At five o’clock this evening, the groceries all unloaded and put away, I put a pot of water on to boil and began to hotten up (as they say) some butter in a pot. I set the oven to pre-heat (375° or so). I sauteed some chopped onion in the butter, threw in the diced red peppers, and worked on making the bechamel. Flour; milk; looking good. I was feeling quite on top of things. I cooked the egg noodles, threw the peas in three minutes before the noodles were done so they could all drain together. Gina would have been proud. Scanning for cheese in the fridge I decided to not only put in the Colby-Jack, but also the last of a tub of powdered cheese I had from King Arthur Flour. It wasn’t enough to do much else with — maybe a teaspoon and a half of powdered cheese — but it wouldn’t hurt the sauce, I figured, so I dumped it in and stirred and stirred and stirred. “Gotta remember to not forget the tuna,” I said to myself as I stirred the sauce. I turned the heat down and went to drain the noodles and peas.

My husband came home from work. “How are you?” I called to the front hall.

“Tired. Hungry,” came the response.
“Tuna noona coming up soonish,” I said. He said nothing, but came into the kitchen.
“Mmmm,” he said, staring over my shoulder. “Bechamel. Casserole?”
“I said I’m making tuna noona,” I said.
“I didn’t hear you,” he said. He poured himself a drink and stood against the kitchen counter. We got to talking about the differences between Catholic churches and Episcopalian churches. “Hey,” I said, “Can you help me spoon this sauce onto the noodles? The pot’s kind of heavy.”

“Boy, this looks great,” my husband said as he took charge of the pot. The noodles and peas were spread out in a greased baking pan, and the sauce covered them beautifully. I sprinkled the top with bread crumbs and Parmesan and put the pan into the oven. “All right,” I said. “Probably fifteen minutes, we should be ready to eat.”

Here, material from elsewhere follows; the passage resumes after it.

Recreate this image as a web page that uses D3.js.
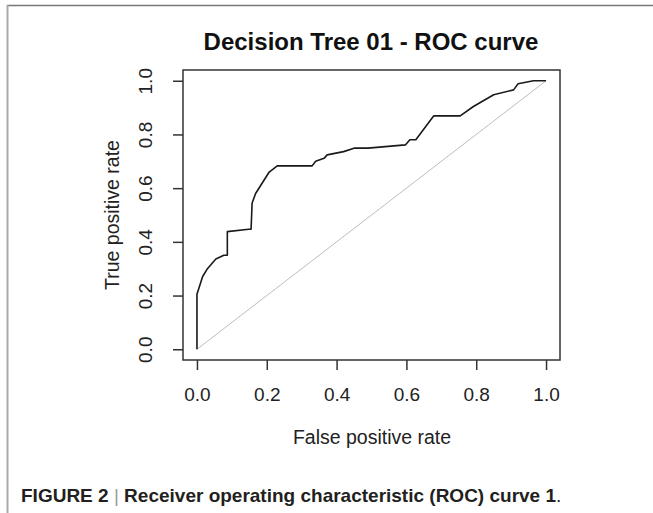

“Cool,” my husband said, settling himself on the couch. I went upstairs to take care of mundane matters there, and it was after I’d spent ten mundane minutes upstairs that I gasped: I’d forgotten to put the tuna into the tuna casserole.

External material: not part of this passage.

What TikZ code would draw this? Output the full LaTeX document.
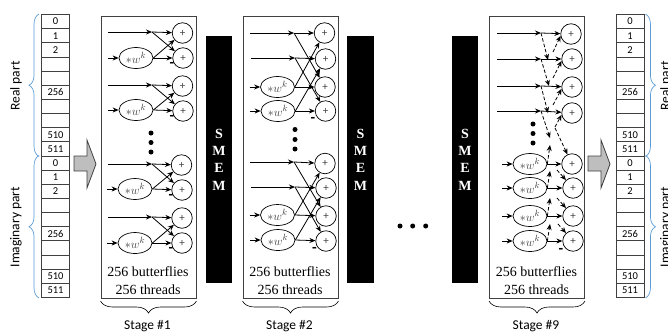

I ran downstairs. “I forgot to put the tuna in!” I wailed.

So this is how you make a Not Tuna Casserole: you do everything you’d do if you were making a tuna casserole, and then leave out the tuna.

There was a pause, and then my husband began to guffaw.

“What am I gonna do?” I asked. It really wasn’t clear to me that there was any fixing the problem; you can’t undo the casserole once it’s been in the oven ten minutes. To stir in the tuna then would mean ruining the topping.

“Just flake the tuna in when you’re serving it,” my husband suggested reasonably.

“I can’t believe I forgot the tuna,” I said. “We got to talking, and I was making the sauce, and it looked good, but I was distracted, and I forgot the tuna.”

Just then my daughter came in from the courtyard, where she’d been playing. “You forgot the tuna? So what’s in the casserole?”

“Everything but the tuna,” I said.

In the end, we mixed the drained, flaked tuna, straight from the can, into the piles of sauced noodles on our plates, and all of us were perfectly happy. Some of us even had thirds. There’s almost none leftover.

So that’s how you make a successful not tuna casserole: proceed as for tuna casserole, but leave out the tuna. Enjoy.